Saturday, July 3, 2010

Dora Rides Again

For Father's day weekend, Katrina and Dad had a plan to get out of town on the bike together, and enjoy some good bonding doing Dad's favorite activity. A kind gesture by her, but no great sacrifice - this wasn't her first overnighter. We've done a lot of cool things together on the bike over the years, and we've always enjoyed them.


We decided to go to Plymouth Rock, and Cape Cod if we had the time. As always, we make an honest effort to avoid blasting down the interstate all day, but we do what we have to. It's not our fault they put the places we want to go so far away. This works for Katrina the fashionista - she loves to pick out stylish girlie wear bearing logos from Harley dealers she's been to all across the map. It's a biker thing.




This ride added Rhode Island and Massachusetts to her resume, and she got a shirt from both. It was a lot of hauling ass the first day, and we avoided what would have been a major rethinking of the plan, in escaping a closed Merritt Parkway by sneaking off an exit earlier than we planned, pointing the bike the wrong way down an onramp and heading for our freedom. We eventually got to Buzzards Bay, MA and across the bridge onto Cape Cod in the late afternoon, got a souvenir, and headed up the coast to Plymouth.



Again, another place I've found that was way cooler than I anticipated. It's not a big city, and not really a big area, period, and it was bustling, but by no means overrun. We easily found enough space to park a Sportster, and took a walk to see the distinguished stone. What was cool was the harbor had a million spiffy white pleasure boats anchored in the shallow water. We've been to marinas but had never seen a postcard scene like that before. Felt almost like we were in the Meterranean, but instead surrounded by old American money.




I wanted to make the next day much easier, so we backtracked westward into the setting sun, and ended up in Pawtucket, Rhode Island. That, because it's up I-95 from Providence next door, where we found a festival of some sort, but didn't find a hotel room. The next day we popped back into Massachusetts for a visit to Lake Chargoggagoggmanchauggagoggchaubunagungamaugg. I don't make this up.




From there, we boogied across Connecticut through Hartford, Waterbury, and Danbury, and crossed the Hudson over the Bear Mountain Bridge. This is a cool ride that she and I had to excise from a past itinerary, and one that I had wanted to do for a long time. It lived up to the expectation, and was worth delaying our return home. That return came a few short hours later, and before you know it my kid was back in the car heading away from me again.

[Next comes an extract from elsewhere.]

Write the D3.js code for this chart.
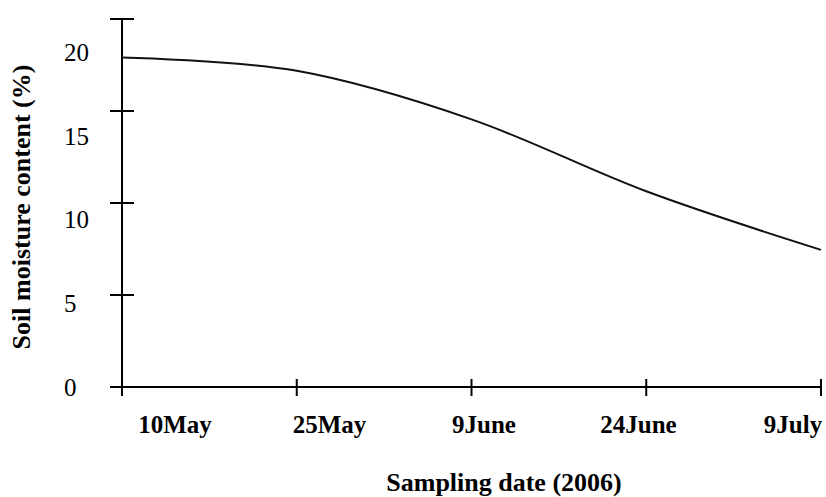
<!DOCTYPE html>
<html>
<head>
<meta charset="utf-8">
<script src="https://cdn.jsdelivr.net/npm/d3@7"></script>
<style>
  body { margin: 0; background: #fff; }
  #chart text { font-family: 'Liberation Serif', 'Times New Roman', serif; fill: #000; }
</style>
</head>
<body>
<svg id="chart"></svg>
<script>
// sampling dates and soil moisture
var dates = ['10May', '25May', '9June', '24June', '9July'];
var moisture = [19.7, 18.9, 16.0, 11.7, 8.2];
var yTickMarks = [0, 5.5, 11, 16.5, 22];
var yTickLabels = [0, 5, 10, 15, 20];

var width = 826, height = 497;

var svg = d3.select('#chart')
    .attr('width', width)
    .attr('height', height);

var x = d3.scalePoint().domain(dates).range([122, 821]);
// labels under the axis sit on their own spacing, not on the ticks
var xLabel = d3.scalePoint().domain(dates).range([175, 793]);
var y = d3.scaleLinear().domain([0, 22]).range([387, 19]);

// x axis
svg.append('line')
    .attr('x1', 110).attr('x2', x(dates[dates.length - 1]))
    .attr('y1', y(0)).attr('y2', y(0))
    .attr('stroke', '#000').attr('stroke-width', 2);

svg.selectAll('.xtick').data(dates).enter().append('line')
    .attr('class', 'xtick')
    .attr('x1', function(d) { return x(d); })
    .attr('x2', function(d) { return x(d); })
    .attr('y1', y(0) - 8).attr('y2', y(0) + 9)
    .attr('stroke', '#000').attr('stroke-width', 2);

svg.selectAll('.xlabel').data(dates).enter().append('text')
    .attr('class', 'xlabel')
    .attr('x', function(d) { return xLabel(d); })
    .attr('y', 433)
    .attr('text-anchor', 'middle')
    .style('font-size', '25px')
    .style('font-weight', 'bold')
    .text(function(d) { return d; });

// y axis
svg.append('line')
    .attr('x1', x(dates[0])).attr('x2', x(dates[0]))
    .attr('y1', y(22)).attr('y2', y(0) + 9)
    .attr('stroke', '#000').attr('stroke-width', 2);

svg.selectAll('.ytick').data(yTickMarks).enter().append('line')
    .attr('class', 'ytick')
    .attr('x1', x(dates[0]) - 12).attr('x2', x(dates[0]) + 12)
    .attr('y1', function(d) { return y(d); })
    .attr('y2', function(d) { return y(d); })
    .attr('stroke', '#000').attr('stroke-width', 2);

svg.selectAll('.ylabel').data(yTickLabels).enter().append('text')
    .attr('class', 'ylabel')
    .attr('x', 64)
    .attr('y', function(d) { return y(d); })
    .attr('dy', '0.35em')
    .style('font-size', '25px')
    .text(function(d) { return d; });

// the curve
var line = d3.line()
    .x(function(d, i) { return x(dates[i]); })
    .y(function(d) { return y(d); })
    .curve(d3.curveCardinal);

svg.append('path')
    .datum(moisture)
    .attr('d', line)
    .attr('fill', 'none')
    .attr('stroke', '#111')
    .attr('stroke-width', 2);

// titles
svg.append('text')
    .attr('x', 504).attr('y', 491)
    .attr('text-anchor', 'middle')
    .style('font-size', '26px')
    .style('font-weight', 'bold')
    .text('Sampling date (2006)');

svg.append('text')
    .attr('transform', 'translate(30,207) rotate(-90)')
    .attr('text-anchor', 'middle')
    .style('font-size', '26px')
    .style('font-weight', 'bold')
    .text('Soil moisture content (%)');
</script>
</body>
</html>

On the way up, we took our pictures at the state lines new to Katrina, like we always do. And within minutes, they were on the World Wide Web. Kids... Despite having to tell her she shouldn't be sitting back there Facebooking at 75 mph, it got me to smiling. I remember her as a little girl when the only bike she would get on was Pop-Pop's huge, whisper quiet land barge, and then we had to stay in the yard. She soon was riding that one around the block, and eventually ended up going to Brownie camp on it - and that was all the way on the other side of Allentown! Since then, we've been an awful lot of places together , in 10 different states. We've also spent very little time in rainsuits, which is kinda cool.

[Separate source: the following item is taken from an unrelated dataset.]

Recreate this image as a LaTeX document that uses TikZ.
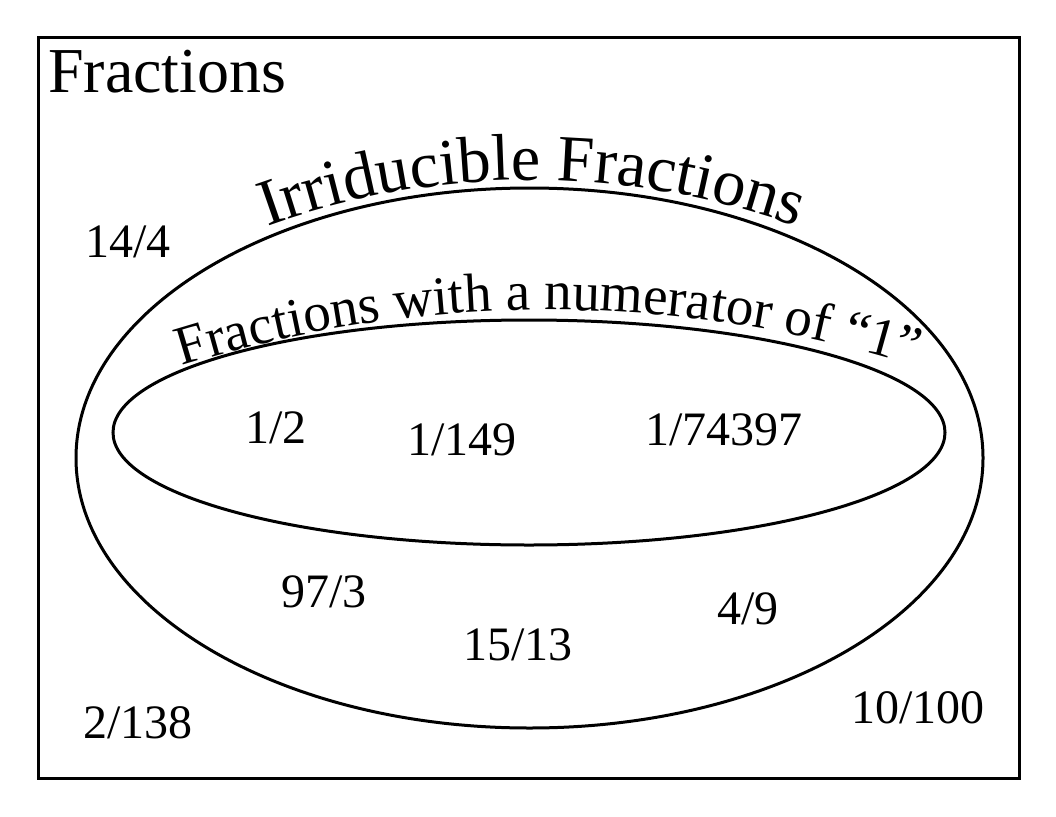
\documentclass[tikz,border=0pt]{standalone}
\usepackage{fontspec}
\setmainfont{Liberation Serif}
\usetikzlibrary{decorations.text}

\begin{document}
\begin{tikzpicture}[x=1pt,y=1pt,
  num/.style={anchor=base,inner sep=0pt,font=\fontsize{48}{48}\selectfont},
  set/.style={line width=3pt}]
  \useasboundingbox (0,0) rectangle (1056,-816);
  % universe
  \draw[set] (38,-38) rectangle (1019,-778);
  \node[anchor=base west,inner sep=0pt,font=\fontsize{64}{64}\selectfont] (all) at (48,-92) {Fractions};
  % the two sets
  \draw[set] (529.5,-458) ellipse[x radius=453.5pt,y radius=270pt];
  \draw[set] (529,-432.5) ellipse[x radius=416pt,y radius=112.5pt];
  \path[decorate,decoration={text along path,text align=center,
    text={|\fontsize{66}{66}\selectfont|Irriducible Fractions}}]
    (532,-959) ++(120:779pt) arc[start angle=120,end angle=60,radius=779pt];
  \path[decorate,decoration={text along path,text align=center,
    text={|\fontsize{55}{55}\selectfont|Fractions with a numerator of “1”}}]
    (548,-1538) ++(110:1228pt) arc[start angle=110,end angle=70,radius=1228pt];
  % members
  \node[num] (n1by2) at (276,-443) {1/2};
  \node[num] (n1by149) at (462,-455) {1/149};
  \node[num] (n1by74397) at (724,-445) {1/74397};
  \node[num] (n97by3) at (324,-607) {97/3};
  \node[num] (n15by13) at (518,-660) {15/13};
  \node[num] (n4by9) at (748,-624) {4/9};
  \node[num] (n14by4) at (128,-257) {14/4};
  \node[num] (n2by138) at (138,-738) {2/138};
  \node[num] (n10by100) at (918,-723) {10/100};
\end{tikzpicture}
\end{document}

Now she's going to be a senior, and I'd imagine there won't be too many more of these. She is really a great kid, and she's truly a chip off the old block, which makes us really close. I always told her mom that she got her girl, but otherwise my genes went in there and beat up hers and took their lunch money. Trina and I are cool and I'm really really lucky to have her. I don't think she'll ever be too far away.